Even as he joked about doing "TED Talks on how to prevent Indians and Pakistanis from getting married," he admitted the journey pushed him through layers of stereotype into everyday discovery: "You find the jokes, the food, the eccentric relatives, and all of that comes through the stories the father tells his son, the jinn stories."

"I Don't Draw What I See, I Draw from Memory"

Despite his archival approach to storytelling, Banerjee clarified that he isn't nostalgic in the conventional sense. He collects fragments of life—cassettes, paper punches, everyday objects—but these serve as tools for "historicizing emotion, how we felt at a particular time."

Comics, he believes, are uniquely suited to this task because they allow the second imagination to flourish, capturing both the seen and the unseen. Even his mother's critiques became part of this archive: "She would say, 'He can't even draw like he should.' But that friction shaped my work," he laughed.

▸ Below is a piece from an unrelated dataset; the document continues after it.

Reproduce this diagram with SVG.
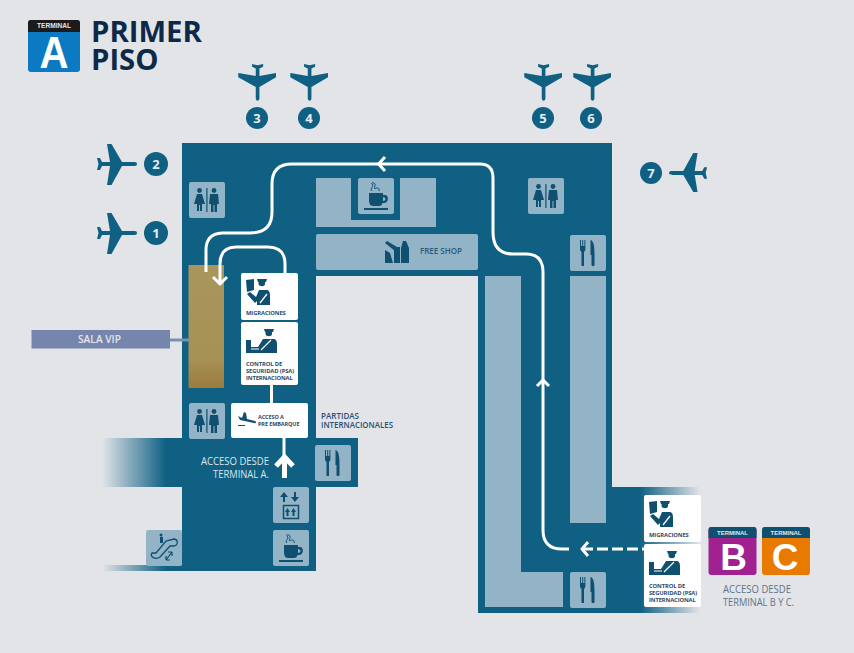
<svg xmlns="http://www.w3.org/2000/svg" width="854" height="653" viewBox="0 0 854 653">
<style>
.f{fill:#0f6083}.t{fill:#93b4c7}.w{fill:#fff}.i{fill:#0f4f70}
.r{fill:none;stroke:#fff;stroke-width:3;stroke-linecap:butt;stroke-linejoin:round}
.s{font-family:"Open Sans","Liberation Sans",sans-serif}
.m{font-family:"Liberation Sans",Arial,sans-serif}
.k{font-size:5.800px;font-weight:700;fill:#2a4a68;letter-spacing:-.1px}
.a{font-size:11px;fill:#dbe8f0}
.g{font-size:11px;fill:#5f7388}
.n{font-size:13px;font-weight:700;fill:#e6eef3;text-anchor:middle}
.h{font-size:6px;font-weight:700;text-anchor:middle;fill:#e6e6e6}
.big{font-size:45px;font-weight:700;fill:#fff;text-anchor:middle}
.bc{font-size:37px}
</style>
<defs>
<linearGradient id="lg" x1="0" x2="1" y1="0" y2="0"><stop offset="0" stop-color="#0f6083" stop-opacity="0"/><stop offset=".8" stop-color="#0f6083"/></linearGradient>
<linearGradient id="rg" x1="0" x2="1" y1="0" y2="0"><stop offset="0" stop-color="#0f6083"/><stop offset="1" stop-color="#0f6083" stop-opacity="0"/></linearGradient>
<linearGradient id="gold" x1="0" x2="0" y1="0" y2="1"><stop offset="0" stop-color="#a9965c"/><stop offset=".75" stop-color="#a79255"/><stop offset="1" stop-color="#9a7c3e"/></linearGradient>
<g id="plane"><path class="f" d="M41 20C41 22 39 22 37 22H26L15.500 41H11L14 22H6L4 26H1L2.500 20 1 14H4L6 18H14L11 0H15.500L26 18H37C39 18 41 18 41 20Z"/></g>
<g id="tile"><rect class="t" width="36" height="36" rx="2"/></g>
<g id="wc"><use href="#tile"/><g class="i"><circle cx="10.500" cy="8.500" r="2.400"/><path d="M8 12H13L16 22H13V29H11V23H10V29H8V22H5Z"/><rect x="17.300" y="6" width="1.200" height="24"/><circle cx="25" cy="8.500" r="2.400"/><path d="M21 12H29L30 22H28V30H25.500V23H24.500V30H22V22H20Z"/></g></g>
<g id="food"><use href="#tile"/><g class="i"><path d="M10 5H11V11H12.200V5H13.200V11H14.400V5H15.400V14C15.400 16 14.400 16.500 14 17V31H11.500V17C11 16.500 10 16 10 14Z"/><path d="M20.500 5C24 6 24.500 12 24.500 20V30C24.500 31.500 21.500 31.500 21.500 30V20H20.500Z"/></g></g>
<g id="coffee"><use href="#tile"/><g class="i"><path d="M11 15H25V17H27C31 17 31 25 26 25H24.500C24 27 23 28 21 28H15C12 28 11 25 11 22ZM25 19V23C28 23 28.500 19 25 19Z"/><rect x="6" y="30" width="24" height="2"/></g><path d="M14 13C11 10 17 9 14 6 13 5 15 4 16 5 19 8 15 9 17 11 19 9 22 10 21 13" fill="none" stroke="#0f4f70" stroke-width="1"/></g>
<g id="officerA"><g class="i"><path d="M5 7 13 6V17L6 19Z"/><path d="M16 6H26L25 9H24V11C24 14 18 14 17.500 11V9H17Z"/><path d="M9 19 15 24 18 17H25C28 17 29 19 29 22V32H16V28L14 30 6 21Z"/></g><path d="M19 30 26 21" stroke="#fff" stroke-width="1.300"/></g>
<g id="officerB"><g class="i"><path d="M23 7H33L32 10H31V12C31 15 25 15 24.500 12V10H24Z"/><path d="M5 18H10V25H17L22 17H32C35 17 36 19 36 22V31H5Z"/></g><path d="M20 28 30 18M10 27H18" stroke="#fff" stroke-width="1.200"/></g>
</defs>
<rect width="854" height="653" fill="#e2e4e8"/>

<g id="building">
<path class="f" d="M182 143H612V487H640V613H478V276H316V438H358V487H316V571H182Z"/>
<rect x="102" y="438" width="80" height="49" fill="url(#lg)"/>
<rect x="102" y="565" width="80" height="6" fill="url(#lg)"/>
<rect x="640" y="487" width="60" height="126" fill="url(#rg)"/>
</g>

<g id="header">
<rect x="28" y="20" width="52" height="52" rx="3" fill="#0b7ac2"/>
<path d="M28 32V23a3 3 0 0 1 3-3H77a3 3 0 0 1 3 3V32Z" fill="#1c1a1b"/>
<text class="m h" x="54" y="27.500" style="font-size:6.500px" textLength="34" lengthAdjust="spacingAndGlyphs">TERMINAL</text>
<text class="m big" x="54" y="68" textLength="29" lengthAdjust="spacingAndGlyphs">A</text>
<text class="s" x="91" y="42" font-size="29.300" font-weight="700" fill="#0c2a47">PRIMER</text>
<text class="s" x="91" y="70" font-size="29.300" font-weight="700" fill="#0c2a47">PISO</text>
</g>

<g id="gates">
<g id="gate-1"><use href="#plane" x="96" y="213"/><circle class="f" cx="156" cy="233" r="12"/><text class="s n" x="156" y="238">1</text></g>
<g id="gate-2"><use href="#plane" x="96" y="144"/><circle class="f" cx="156" cy="164" r="12"/><text class="s n" x="156" y="169">2</text></g>
<g id="gate-3"><use href="#plane" transform="translate(276 63) rotate(90) scale(.92)"/><circle class="f" cx="257" cy="118" r="11"/><text class="s n" x="257" y="123">3</text></g>
<g id="gate-4"><use href="#plane" transform="translate(328 63) rotate(90) scale(.92)"/><circle class="f" cx="309" cy="118" r="11"/><text class="s n" x="309" y="123">4</text></g>
<g id="gate-5"><use href="#plane" transform="translate(562 63) rotate(90) scale(.92)"/><circle class="f" cx="543" cy="118" r="11"/><text class="s n" x="543" y="123">5</text></g>
<g id="gate-6"><use href="#plane" transform="translate(611 63) rotate(90) scale(.92)"/><circle class="f" cx="591" cy="118" r="11"/><text class="s n" x="591" y="123">6</text></g>
<g id="gate-7"><use href="#plane" transform="translate(708 192) rotate(180) scale(.95)"/><circle class="f" cx="651" cy="173" r="11"/><text class="s n" x="651" y="178">7</text></g>
</g>

<g id="areas">
<path class="t" d="M316 178H351V220H400V178H436V227H316Z"/>
<path class="t" d="M485 276H521V572H563V607H485Z"/>
<rect class="t" x="570" y="276" width="36" height="247"/>
</g>
<g id="free-shop">
<rect class="t" x="316" y="234" width="162" height="36" rx="2"/>
<g class="i"><path d="M385 250 390 253 393 263H385Z"/><path d="M385 243 387 241 397 247 395 251Z"/><rect x="394" y="247" width="6" height="16"/><path d="M401 248 403 241H406L409 248V263H401Z"/></g>
<text class="s" x="420" y="254" font-size="8" font-weight="600" fill="#2a5a78" textLength="42" lengthAdjust="spacingAndGlyphs">FREE SHOP</text>
</g>
<g id="sala-vip">
<rect x="188.500" y="265" width="35.500" height="123" rx="1" fill="url(#gold)"/>
<rect x="170" y="338.500" width="19" height="3" fill="#7d8fb0"/>
<rect x="31.500" y="330" width="138.500" height="18.500" fill="#7585ab"/>
<text class="s" x="78" y="343" font-size="10" font-weight="600" fill="#e2e6ee" textLength="43" lengthAdjust="spacingAndGlyphs">SALA VIP</text>
</g>
<g id="wc-1"><use href="#wc" x="189" y="182"/></g>
<g id="wc-2"><use href="#wc" x="189" y="403"/></g>
<g id="wc-3"><use href="#wc" x="528" y="178"/></g>
<g id="cafe-1"><use href="#coffee" x="358" y="178"/></g>
<g id="cafe-2"><use href="#coffee" x="273" y="530"/></g>
<g id="food-1"><use href="#food" x="570" y="235"/></g>
<g id="food-2"><use href="#food" x="315" y="445"/></g>
<g id="food-3"><use href="#food" x="570" y="572"/></g>
<g id="elevator"><use href="#tile" x="273" y="487"/>
<g class="i"><path d="M280 497 284 492 288 497H285V502H283V497Z"/><path d="M294 492H296V497H299L295 502 291 497H294Z"/></g>
<rect x="283.500" y="505.500" width="15" height="13" fill="none" stroke="#0f4f70" stroke-width="1.500"/>
<g class="i"><path d="M286.500 516V512H285L287.500 508 290 512H288.500V516Z"/><path d="M292.500 516V512H291L293.500 508 296 512H294.500V516Z"/></g>
</g>
<g id="escalator"><use href="#tile" x="146" y="530"/>
<path d="M152 553H156L166 541 174 539C179 540 178 546 173 546H170L160 557C156 560 149 557 152 553Z" fill="none" stroke="#0f4f70" stroke-width="1.300"/>
<circle class="i" cx="161" cy="535" r="1.500"/><path class="i" d="M160 537H163V543H160Z"/>
<path d="M166 560 172 552M172 552V556M172 552H168M166 560V556M166 560H170" fill="none" stroke="#0f4f70" stroke-width="1.200"/>
</g>

<g id="connectors">
<path class="r" d="M206 272V250Q206 234 222 233H250Q272 233 272 212V184Q272 164 292 164H480Q493 164 493 178V232Q493 254 513 254H526Q543 254 543 272V530Q543 549 562 549H569"/>
<path class="r" d="M385 157 378.500 164 385 171M537 386 543 380 549 386"/>
<path class="r" d="M285 273V264Q285 247 268 247H236Q220 247 220 264V284"/>
<path class="r" d="M213 277 220 284 227 277"/>
<path class="r" d="M271.500 385V403"/>
<path class="r" d="M284 438V456"/>
<path d="M284.500 478V458M276 466 284.500 457 293 466" fill="none" stroke="#fff" stroke-width="5" stroke-linejoin="miter"/>
<path class="r" d="M588 542 582 549 588 556"/>
<path class="r" d="M582 549H645" stroke-dasharray="11 4"/>
</g>

<g id="migraciones-1"><rect class="w" x="241" y="273" width="57" height="47" rx="2"/><use href="#officerA" x="241" y="273"/><text class="s k" x="246" y="315">MIGRACIONES</text></g>
<g id="control-1"><rect class="w" x="241" y="322" width="57" height="63" rx="2"/><use href="#officerB" x="241" y="322"/><text class="s k" x="246" y="366">CONTROL DE</text><text class="s k" x="246" y="373">SEGURIDAD (PSA)</text><text class="s k" x="246" y="380">INTERNACIONAL</text></g>
<g id="pre-embarque"><rect class="w" x="231" y="403" width="77" height="35" rx="2"/>
<path class="i" d="M238 416 242 418 244 412 246 413 247 419 255 421C257 422 256 424 254 423L240 420Z"/><rect class="i" x="238" y="425" width="7" height="1"/>
<text class="s k" x="258" y="419" style="font-size:5.500px">ACCESO A</text><text class="s k" x="258" y="426" style="font-size:5.500px">PRE EMBARQUE</text></g>
<g id="partidas"><text class="s" x="321" y="419" font-size="8.200" font-weight="600" fill="#2d4f74" textLength="38" lengthAdjust="spacingAndGlyphs">PARTIDAS</text><text class="s" x="321" y="428" font-size="8.200" font-weight="600" fill="#2d4f74" textLength="72" lengthAdjust="spacingAndGlyphs">INTERNACIONALES</text></g>
<g id="acceso-a"><text class="s a" x="201" y="465" textLength="68" lengthAdjust="spacingAndGlyphs">ACCESO DESDE</text><text class="s a" x="213" y="478" textLength="56" lengthAdjust="spacingAndGlyphs">TERMINAL A.</text></g>
<g id="migraciones-2"><rect class="w" x="644" y="495" width="57" height="47" rx="2"/><use href="#officerA" x="644" y="495"/><text class="s k" x="649" y="537">MIGRACIONES</text></g>
<g id="control-2"><rect class="w" x="644" y="544" width="57" height="63" rx="2"/><use href="#officerB" x="644" y="544"/><text class="s k" x="649" y="588">CONTROL DE</text><text class="s k" x="649" y="595">SEGURIDAD (PSA)</text><text class="s k" x="649" y="602">INTERNACIONAL</text></g>
<g id="terminal-b"><rect x="708.500" y="527" width="48" height="48" rx="3" fill="#a0218f"/><path d="M708.500 538V530a3 3 0 0 1 3-3H753.500a3 3 0 0 1 3 3V538Z" fill="#0f4f70"/><text class="m h" x="732.500" y="534.500">TERMINAL</text><text class="m big bc" x="733.500" y="569.500">B</text></g>
<g id="terminal-c"><rect x="762" y="527" width="48" height="48" rx="3" fill="#e87a00"/><path d="M762 538V530a3 3 0 0 1 3-3H807a3 3 0 0 1 3 3V538Z" fill="#0f4f70"/><text class="m h" x="786" y="534.500">TERMINAL</text><text class="m big bc" x="785" y="569.500">C</text></g>
<g id="acceso-bc"><text class="s g" x="723" y="593" textLength="68" lengthAdjust="spacingAndGlyphs">ACCESO DESDE</text><text class="s g" x="723" y="606" textLength="71" lengthAdjust="spacingAndGlyphs">TERMINAL B Y C.</text></g>
</svg>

The interplay between text and image in comics, he argued, mirrors life itself: "Two people may interact, disagree, or act independently, yet the landscape and story continue to evolve on their own logic." He shared that "my mother was convinced I couldn't do either words or pictures properly. She thought I was just doing some clever sleight of hand—decorating things instead of really drawing. It took years to explain to her that comics work in silences as much as in lines."

The evening unfolded as a journey across time zones and emotional landscapes, where stories weren't just told but collected, archived, and gently teased into existence. Rounds of Darjeeling tea steamed on the tables while a savory-to-dessert spread of small bites quietly made its way through the room, grounding the drifting ideas in warmth, aroma, and taste.